(Entries with chart source code)
**********
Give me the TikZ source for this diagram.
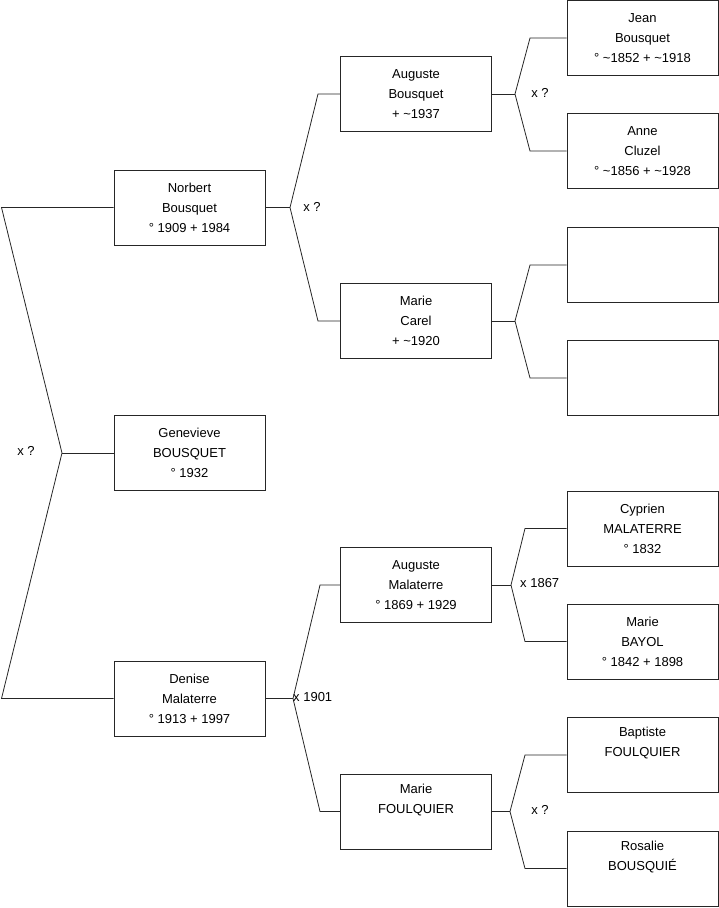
\documentclass[tikz,border=0pt]{standalone}
\usepackage{fontspec}
\setmainfont{Liberation Sans}
\begin{document}
\begin{tikzpicture}[x=1pt,y=-1pt,
  person/.style={draw=black!85, line width=0.8pt, minimum width=151pt, minimum height=75pt,
    inner sep=0pt, align=center, font=\fontsize{13}{20}\selectfont},
  link/.style={black!85, line width=0.8pt},
  mariage/.style={font=\fontsize{13}{15}\selectfont, inner sep=0pt}]
  \useasboundingbox (0,0) rectangle (719,908);

  % personnes
  \node[person] (gen) at (189.5,453) {Genevieve\\BOUSQUET\\° 1932};
  \node[person] (norbert) at (189.5,207.5) {Norbert\\Bousquet\\° 1909 + 1984};
  \node[person] (denise) at (189.5,698.5) {Denise\\Malaterre\\° 1913 + 1997};

  \node[person] (augusteB) at (416,94) {Auguste\\Bousquet\\+ \textasciitilde1937};
  \node[person] (marieC) at (416,321) {Marie\\Carel\\+ \textasciitilde1920};
  \node[person] (augusteM) at (416,585) {Auguste\\Malaterre\\° 1869 + 1929};
  \node[person] (marieF) at (416,811.5) {Marie\\FOULQUIER\\\strut};

  \node[person] (jean) at (642.5,38) {Jean\\Bousquet\\° \textasciitilde1852 + \textasciitilde1918};
  \node[person] (anne) at (642.5,151) {Anne\\Cluzel\\° \textasciitilde1856 + \textasciitilde1928};
  \node[person] (vide1) at (642.5,265) {};
  \node[person] (vide2) at (642.5,378) {};
  \node[person] (cyprien) at (642.5,528.5) {Cyprien\\MALATERRE\\° 1832};
  \node[person] (marieB) at (642.5,641.5) {Marie\\BAYOL\\° 1842 + 1898};
  \node[person] (baptiste) at (642.5,755) {Baptiste\\FOULQUIER\\\strut};
  \node[person] (rosalie) at (642.5,868.5) {Rosalie\\BOUSQUIÉ\\\strut};

  % fourches
  \coordinate (f0) at (62,453);
  \coordinate (f0a) at (1.5,207.5);
  \coordinate (f0b) at (1.5,698.5);
  \coordinate (f1) at (290,207.5);
  \coordinate (f1a) at (318,94);
  \coordinate (f1b) at (318,321);
  \coordinate (f2) at (293,698.5);
  \coordinate (f2a) at (320,585);
  \coordinate (f2b) at (320,811.5);
  \coordinate (f3) at (515,94);
  \coordinate (f3a) at (530,38);
  \coordinate (f3b) at (530,151);
  \coordinate (f4) at (515,321);
  \coordinate (f4a) at (530,265);
  \coordinate (f4b) at (530,378);
  \coordinate (f5) at (511,585);
  \coordinate (f5a) at (525,528.5);
  \coordinate (f5b) at (525,641.5);
  \coordinate (f6) at (510,811.5);
  \coordinate (f6a) at (525,755);
  \coordinate (f6b) at (525,868.5);

  \draw[link] (gen.west) -- (f0);
  \draw[link] (norbert.west) -- (f0a) -- (f0) -- (f0b) -- (denise.west);
  \draw[link] (norbert.east) -- (f1);
  \draw[link] (augusteB.west) -- (f1a) -- (f1) -- (f1b) -- (marieC.west);
  \draw[link] (denise.east) -- (f2);
  \draw[link] (augusteM.west) -- (f2a) -- (f2) -- (f2b) -- (marieF.west);
  \draw[link] (augusteB.east) -- (f3);
  \draw[link] (jean.west) -- (f3a) -- (f3) -- (f3b) -- (anne.west);
  \draw[link] (marieC.east) -- (f4);
  \draw[link] (vide1.west) -- (f4a) -- (f4) -- (f4b) -- (vide2.west);
  \draw[link] (augusteM.east) -- (f5);
  \draw[link] (cyprien.west) -- (f5a) -- (f5) -- (f5b) -- (marieB.west);
  \draw[link] (marieF.east) -- (f6);
  \draw[link] (baptiste.west) -- (f6a) -- (f6) -- (f6b) -- (rosalie.west);

  % mariages
  \node[mariage] (m0) at (26,451) {x ?};
  \node[mariage] (m1) at (312,207) {x ?};
  \node[mariage, anchor=west] (m2) at (293,697) {x 1901};
  \node[mariage] (m3) at (540,93) {x ?};
  \node[mariage, anchor=west] (m5) at (520,583) {x 1867};
  \node[mariage] (m6) at (540,810) {x ?};
\end{tikzpicture}
\end{document}
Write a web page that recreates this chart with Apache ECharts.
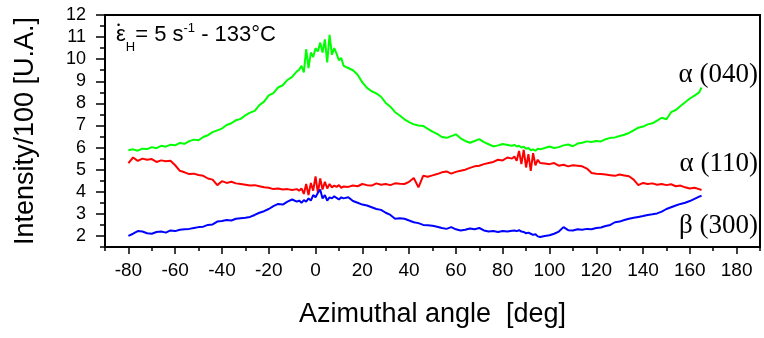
<!DOCTYPE html>
<html>
<head>
<meta charset="utf-8">
<script src="https://cdn.jsdelivr.net/npm/echarts@6/dist/echarts.min.js"></script>
<style>html,body{margin:0;padding:0;background:#fff}#c{width:764px;height:338px}</style>
</head>
<body>
<div id="c"></div>
<script>
// Azimuthal angle (deg)
const angles = [
  -80,-78,-76,-74,-72,-70,-68,-66,-64,-62,-60,-58,-56,-54,-52,-50,-48,-46,-44,-42,-40,-38,-36,-34,-32,-30,-28,-26,-24,-22,-20,-18,-16,-14,-12,-10,-8,
  -7,-6,-5,-4,-3,-2,-1,0,1,2,3,4,5,6,7,8,9,10,11,12,
  14,16,18,20,22,24,26,28,30,32,34,36,38,40,42,44,46,48,50,52,54,56,58,60,62,64,66,68,70,72,74,76,78,80,82,84,
  85,86,87,88,89,90,91,92,93,94,95,96,
  98,100,102,104,106,108,110,112,114,116,118,120,122,124,126,128,130,132,134,136,138,140,142,144,146,148,150,152,154,156,158,160,162,164,
  165
];
// alpha (040)
const alpha040 = [
  5.88,5.92,5.86,5.95,5.93,6.02,5.97,6.08,6.04,6.13,6.10,6.21,6.17,6.29,6.36,6.33,6.48,6.56,6.70,6.78,6.86,7.02,7.10,7.24,7.30,7.46,7.58,7.66,7.92,8.08,8.36,8.46,8.72,8.82,9.06,9.20,9.45,
  9.52,9.70,9.40,10.45,9.60,10.30,10.10,10.50,10.35,10.75,10.30,10.90,9.85,11.10,10.20,10.50,10.25,9.95,10.05,9.70,
  9.60,9.50,9.30,8.95,8.70,8.55,8.45,8.30,8.02,7.85,7.60,7.45,7.28,7.15,7.05,7.00,6.98,6.85,6.72,6.62,6.48,6.44,6.52,6.60,6.42,6.30,6.22,6.30,6.38,6.25,6.15,6.05,6.10,6.16,6.12,6.08,
  6.12,6.05,6.08,6.00,6.04,5.95,5.98,5.88,5.92,5.86,5.95,5.92,
  5.98,6.05,5.98,6.02,6.10,6.14,6.06,6.18,6.22,6.28,6.25,6.30,6.28,6.38,6.44,6.46,6.52,6.58,6.66,6.78,6.90,6.95,7.05,7.10,7.22,7.35,7.28,7.60,7.70,7.88,8.05,8.22,8.35,8.50,
  8.72
];
// alpha (110)
const alpha110 = [
  5.30,5.55,5.40,5.50,5.45,5.48,5.35,5.42,5.38,5.40,5.20,4.95,4.88,4.80,4.82,4.76,4.72,4.60,4.55,4.30,4.48,4.40,4.45,4.38,4.35,4.32,4.28,4.30,4.25,4.20,4.18,4.12,4.15,4.10,4.12,4.08,4.12,
  4.05,4.15,3.90,4.35,3.85,4.40,4.05,4.70,3.95,4.60,4.10,4.45,4.15,4.35,4.20,4.28,4.22,4.30,4.18,4.24,
  4.22,4.28,4.25,4.35,4.30,4.28,4.38,4.32,4.35,4.30,4.38,4.36,4.35,4.45,4.62,4.20,4.72,4.68,4.74,4.80,4.88,4.92,4.82,4.90,4.95,5.00,5.08,5.15,5.18,5.25,5.30,5.35,5.45,5.42,5.55,5.50,
  5.60,5.40,5.85,5.25,5.90,5.10,5.70,4.95,5.75,5.20,5.45,5.30,
  5.28,5.25,5.30,5.18,5.22,5.15,5.20,5.18,5.15,5.05,4.85,4.82,4.80,4.78,4.75,4.72,4.78,4.74,4.70,4.55,4.30,4.40,4.35,4.38,4.32,4.35,4.30,4.34,4.25,4.28,4.20,4.15,4.18,4.12,
  4.08
];
// beta (300)
const beta300 = [
  2.00,2.10,2.22,2.20,2.12,2.10,2.18,2.20,2.15,2.25,2.22,2.28,2.30,2.32,2.36,2.40,2.42,2.50,2.52,2.65,2.68,2.72,2.70,2.78,2.80,2.82,2.86,2.95,3.05,3.12,3.22,3.35,3.45,3.42,3.55,3.65,3.55,
  3.60,3.50,3.62,3.55,3.70,3.60,3.85,3.75,3.95,4.10,3.70,3.85,3.60,3.75,3.70,3.80,3.72,3.65,3.75,3.70,
  3.75,3.58,3.50,3.42,3.38,3.30,3.22,3.18,3.05,2.95,2.78,2.80,2.78,2.70,2.62,2.58,2.50,2.48,2.46,2.42,2.36,2.32,2.40,2.30,2.25,2.28,2.34,2.30,2.36,2.25,2.20,2.22,2.18,2.22,2.20,2.24,
  2.25,2.22,2.26,2.20,2.18,2.12,2.15,2.10,2.05,2.08,1.98,1.95,
  2.00,2.03,2.10,2.20,2.40,2.26,2.25,2.30,2.28,2.32,2.30,2.36,2.38,2.45,2.50,2.62,2.65,2.72,2.78,2.82,2.86,2.90,2.95,2.98,3.02,3.10,3.22,3.30,3.38,3.45,3.50,3.58,3.68,3.78,
  3.82
];
// tick values
const xMajorTicks = [-80,-60,-40,-20,0,20,40,60,80,100,120,140,160,180];
const xMinorTicks = [-90,-70,-50,-30,-10,10,30,50,70,90,110,130,150,170,190];
const yMajorTicks = [2,3,4,5,6,7,8,9,10,11,12];
const yMinorTicks = [1.5,2.5,3.5,4.5,5.5,6.5,7.5,8.5,9.5,10.5,11.5];

function pairs(vals){ const n=Math.min(angles.length, vals.length); const out=[]; for(let i=0;i<n;i++) out.push([angles[i], vals[i]]); return out; }

const chart = echarts.init(document.getElementById('c'), null, {renderer:'canvas'});
const SANS = 'Liberation Sans, Arial, sans-serif';
const SERIF = 'Liberation Serif, Times New Roman, serif';
const tickStyle = {color:'#000', width:1.5};
const hiddenLine = {show:false, onZero:false};
chart.setOption({
  animation:false,
  backgroundColor:'#fff',
  grid:{left:105, top:15, right:4, bottom:91, show:true, borderColor:'#000', borderWidth:2, backgroundColor:'transparent'},
  xAxis:[
    {type:'value', min:-90, max:190, position:'bottom',
     axisLine:hiddenLine, splitLine:{show:false},
     axisTick:{show:true, customValues:xMajorTicks, length:7, lineStyle:tickStyle},
     axisLabel:{customValues:xMajorTicks, margin:14, fontSize:19, color:'#000', fontFamily:SANS},
     name:'Azimuthal angle  [deg]', nameLocation:'middle', nameGap:54,
     nameTextStyle:{fontSize:27, color:'#000', fontFamily:SANS}},
    {type:'value', min:-90, max:190, position:'bottom',
     axisLine:hiddenLine, splitLine:{show:false},
     axisTick:{show:true, customValues:xMinorTicks, length:4, lineStyle:tickStyle},
     axisLabel:{show:false}}
  ],
  yAxis:[
    {type:'value', min:1.5, max:12, position:'left',
     axisLine:hiddenLine, splitLine:{show:false},
     axisTick:{show:true, customValues:yMajorTicks, length:9, lineStyle:tickStyle},
     axisLabel:{customValues:yMajorTicks, margin:19, fontSize:18, color:'#000', fontFamily:SANS},
     name:'Intensity/100 [U.A.]', nameLocation:'middle', nameGap:66, nameRotate:90,
     nameTextStyle:{fontSize:27, color:'#000', fontFamily:SANS}},
    {type:'value', min:1.5, max:12, position:'left',
     axisLine:hiddenLine, splitLine:{show:false},
     axisTick:{show:true, customValues:yMinorTicks, length:5, lineStyle:tickStyle},
     axisLabel:{show:false}}
  ],
  series:[
    {name:'α (040)', type:'line', data:pairs(alpha040), showSymbol:false, lineStyle:{color:'#00ff00', width:2}, itemStyle:{color:'#00ff00'}, z:3},
    {name:'α (110)', type:'line', data:pairs(alpha110), showSymbol:false, lineStyle:{color:'#ff0000', width:2}, itemStyle:{color:'#ff0000'}, z:2},
    {name:'β (300)', type:'line', data:pairs(beta300), showSymbol:false, lineStyle:{color:'#0000ff', width:2}, itemStyle:{color:'#0000ff'}, z:4}
  ],
  graphic:[
    {type:'text', left:117, top:21, style:{text:'•', font:'9px '+SANS, fill:'#000'}},
    {type:'text', left:116, top:22, style:{
      text:'{e|ε}{sub|H}{n|= 5 s}{sup|-1}{n| - 133°C}',
      rich:{
        e:{fontSize:22, fontFamily:SANS, fill:'#000', lineHeight:26},
        n:{fontSize:22, fontFamily:SANS, fill:'#000', lineHeight:26},
        sub:{fontSize:13, fontFamily:SANS, fill:'#000', verticalAlign:'bottom', lineHeight:26, padding:[0,0,-6,0]},
        sup:{fontSize:13, fontFamily:SANS, fill:'#000', verticalAlign:'top', lineHeight:26, padding:[0,0,0,0]}
      }
    }},
    {type:'text', right:6, top:61, style:{text:'α (040)', font:'27px '+SERIF, fill:'#000'}},
    {type:'text', right:6, top:150, style:{text:'α (110)', font:'27px '+SERIF, fill:'#000'}},
    {type:'text', right:6, top:212, style:{text:'β (300)', font:'27px '+SERIF, fill:'#000'}}
  ]
});
</script>
</body>
</html>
**********
## Aim of the task
Pictures are excluded: retype only the lines from the beginning of the listing above through the line with "(0,0) rectangle (719,908);", both included.

## Exercise result
Give me the TikZ source for this diagram.
\documentclass[tikz,border=0pt]{standalone}
\usepackage{fontspec}
\setmainfont{Liberation Sans}
\begin{document}
\begin{tikzpicture}[x=1pt,y=-1pt,
  person/.style={draw=black!85, line width=0.8pt, minimum width=151pt, minimum height=75pt,
    inner sep=0pt, align=center, font=\fontsize{13}{20}\selectfont},
  link/.style={black!85, line width=0.8pt},
  mariage/.style={font=\fontsize{13}{15}\selectfont, inner sep=0pt}]
  \useasboundingbox (0,0) rectangle (719,908);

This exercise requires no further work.